As is the norm with summer law programs, all of the courses have an international or comparative dimension. In fact, this is one of the main reasons I like to do these international engagements. (The other being that it is a wonderful way to experience another part of the world.) I have a longstanding interest in comparative business law, which sometimes is manifest in my teaching of Business Organizations and will appear increasingly in my scholarship. This summer's course, called "Corporations: US and Transnational Perspectives," has forced me to get back up to speed on developments outside the US, particularly in Europe. Whenever I teach a course like this, I learn a bit more, strengthening the foundation for comparative scholarship.

I have been fortunate to be accompanied by part or all of my family on almost all of my international teaching engagements. We also spend more than I am paid, but our children have benefited immensely from living for short stints in Paris, Lund, Sydney, Beijing, Hong Kong, and other cities.
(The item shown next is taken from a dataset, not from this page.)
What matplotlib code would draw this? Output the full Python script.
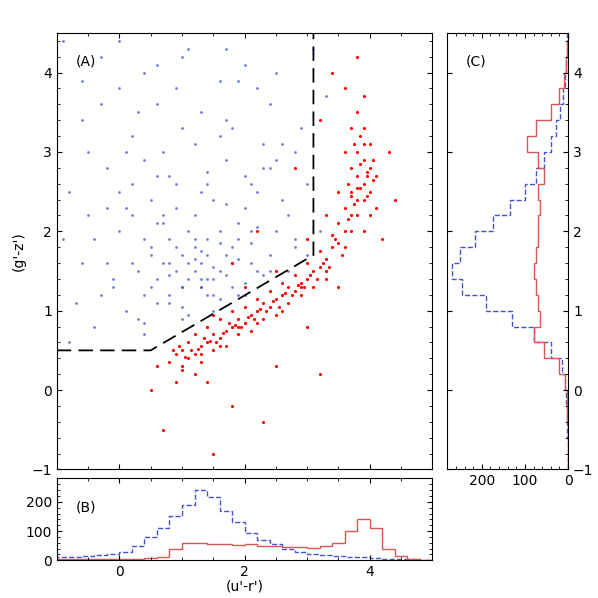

Renting a local apartment, shopping at local stores, and using local buses, subways, or other transportation options provides an experience that is dramatically different from the usual travel experience.

The students also seem to benefit from the programs. Most of the students have completed only one year of law school, so their summer employment prospects often are not strong, especially this year. In the Georgetown program, a number of the students are transitioning from evening studies to the day program, and the summer credits allow them to catch up with their peers. Even when this is not the case, students with an interest in international practice can get a toe in the water, meeting alums and other practicing lawyers. While some of the students are experienced international travelers, for others this is a new experience.

In the end, I am not a total enthusiast for summer study abroad programs in law, either for students or professors. When I wrote in anticipation of this London experience, I was excited about the opportunity for the reasons discussed above, but some summer programs are more serious on the academic side than others. Some are in better places than others. Despite my reservations, I think these programs serve a useful purpose for some students and faculty, and I am grateful to Georgetown to have been invited this summer.